Monday, October 13, 2014

Moving Right Along. The massive and still accelerating cross-border movement of people across the globe might be the most portentous development of our times. ROGER WALDINGER

On July 4, 1984, the Wall Street Journal called for a laissez faireimmigration policy, allowing labor to flow as freely as goods. The editors asked, would anyone “want to ‘control the borders’ at the moral expense of a 2,000-mile Berlin Wall with minefields, dogs and machine-gun towers?” Answering no, the editors proposed a constitutional amendment: “There shall be open borders.”
The Journal has kept beating that drum over the past three decades, reflecting the views of American business, which generally believes that the more immigrants, the better. Most Americans, however, see things differently, as do the two major political parties. Republicans have been striving to heighten the already high barriers at the U.S.-Mexico border, while pushing to reduce rights and entitlements for immigrants living on U.S. soil. Not wanting to appear soft on lawbreakers, Democrats have generally played along, with deportations reaching an all-time high even under a President eager for Latino votes.
Similar challenges appear elsewhere. After 1945, Western Europe looked for workers abroad, only later to learn it had instead received actual people. Struggling to integrate the guestworkers’ children and grandchildren, the Europeans are now striving to tap into global flows of high-skilled labor while simultaneously keeping unwanted newcomers off the old continent.

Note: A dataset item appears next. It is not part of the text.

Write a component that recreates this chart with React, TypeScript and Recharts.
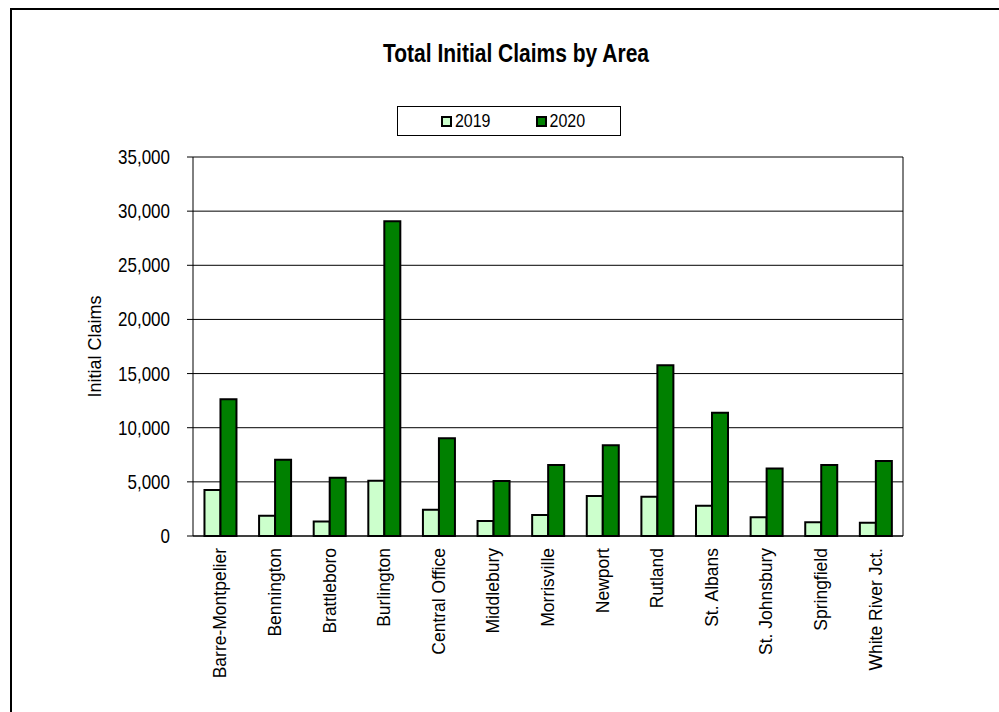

While most Europeans and Americans are convinced that their borders are out of control, from the developing world the migration controls imposed by the U.S. government and the other rich democracies appear all too effective. Few Americans appreciate the fact, but one reason for increased illegal immigration from Mexico in recent decades was the tightening of U.S. border controls; there was less incentive to stay illegally in the United States when it was so much easier to just come and go more or less as one pleased and as the seasons and job opportunities rolled along. Doors to international trade in goods and services have massively widened, leading differences in international prices for goods to drop, but differences in international wages have grown immensely, making the economic incentive to migrate even greater than before. Although migration entails social and psychological costs that deter many potential movers, evidence indicates the ample readiness to migrate. One Gallup poll estimates that 700 million people wish to migrate permanently: among them, 6.2 million Mexicans and fully half of the population of El Salvador, Haiti, and Ethiopia. Of course, far fewer ever do leave.
Put in historical perspective, it is safe to say that more people, and people from a greater variety of nations, are crossing national borders today than at any time since the modern state system came into being, and that still more would do so if they could. The cumulative implications for global economy and comity are as enormous as they are generally underappreciated.